El arte busca la vida, busca esa mirada que la haga sentir más cierta, ese enfoque nítido que se convierte en epifanía, en esclarecimiento, pero ¿qué 'enajenas' en ese proceso, en ese ansia? La lectura del combate del caballero con el dragón precede a la última convulsión, la de los cimientos de la mansión, a la par que 'aparece' ( ¿o reaparece?) la hermana que se creía muerta, y que había sido enterrada cataléptica.
¿Ese derrumne de la mansión es de la mente de Roderick, el ego cerrado, obsesivo (lo que subyace en esa supuesta maldición que él cree presente en la alienante mansión), que es demolido, para poder dotar de vida a lo real (o la mirada sobre lo real, ahora con capacidad de discernir, de mirar hacia 'afuera'), a lo que se ha querido modelar para proyectar 'su' propia visión, que no el retrato esclarecedor como se creía, el reflejo de la vida, sino el reflejo del propio yo? La convulsa narrativa, pura música desplegada como embates de olas, como sacudidas de un impetuoso viento, con cambios de planos a tajazos, una vibrante ordalía que alterna primeros planos (como si los redescubriera, e hiciera carne con ellos de esas emociones interiores convulsas) y planos generales ( de esos asombrosos decorados, que parecen dotados de vida, como si respiraran, aunque en otra atmósfera, ralentizada, con esos cortinajes agitados por el viento o los libros precipitándose con lentitud en el vacío; esa atmósfera ralentizada es la 'ajenidad' hacia la vida; cuando la hermana parece que muerte se desploma en un fascinante ralenti)
Y que alcanza asombroso cenits como el montaje secuencial cuando Roderick toca la guitarra, y el montaje de planos, que hace cuerpo de su música, de corrientes de agua y bosques se alternan, con diversos cambios de ritmo, cada vez más intensos, como esa enfebrecida obsesión de Roderick (de ¿el artista?) de captar el momento, el tiempo, lo real, la naturaleza, el rostro de 'lo otro', en el arte, transformándolo en experiencia total que retrate/capte la vida y a la vez la transcienda, la eleve a la experiencia de lo sublime, revele el misterio subyacente, pero fugitivo (para nuestros límites) de la vida.
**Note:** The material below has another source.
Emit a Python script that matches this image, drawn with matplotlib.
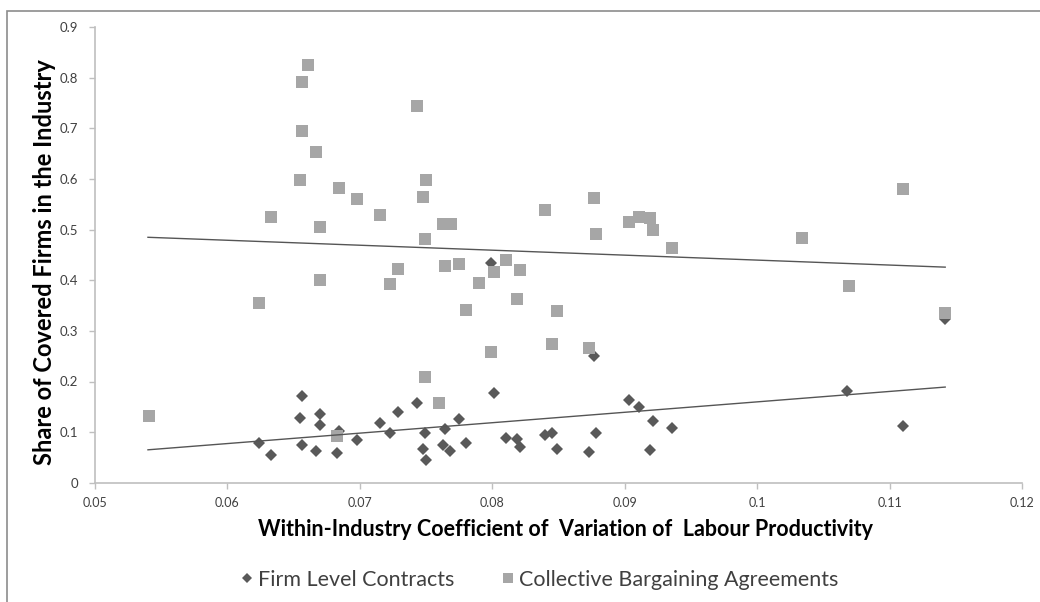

Pero el vampiro/artista corre el riesgo de que esa obsesión se convierta en su propio dragón, pues niega la vida, la absorbe para hacerle sentir que paradojicamente él con su arte dota de vida (luz) a la vida (cuando quizás más bien la ha 'velado'; como el rostro de su hermana que cuando resucita 'surge' entre velos). Ese forcejeo interior, esas convulsiones de 'los velos de la manete', Epstein logra convertirlas en ('realizarlas' como) narración (cautivadora).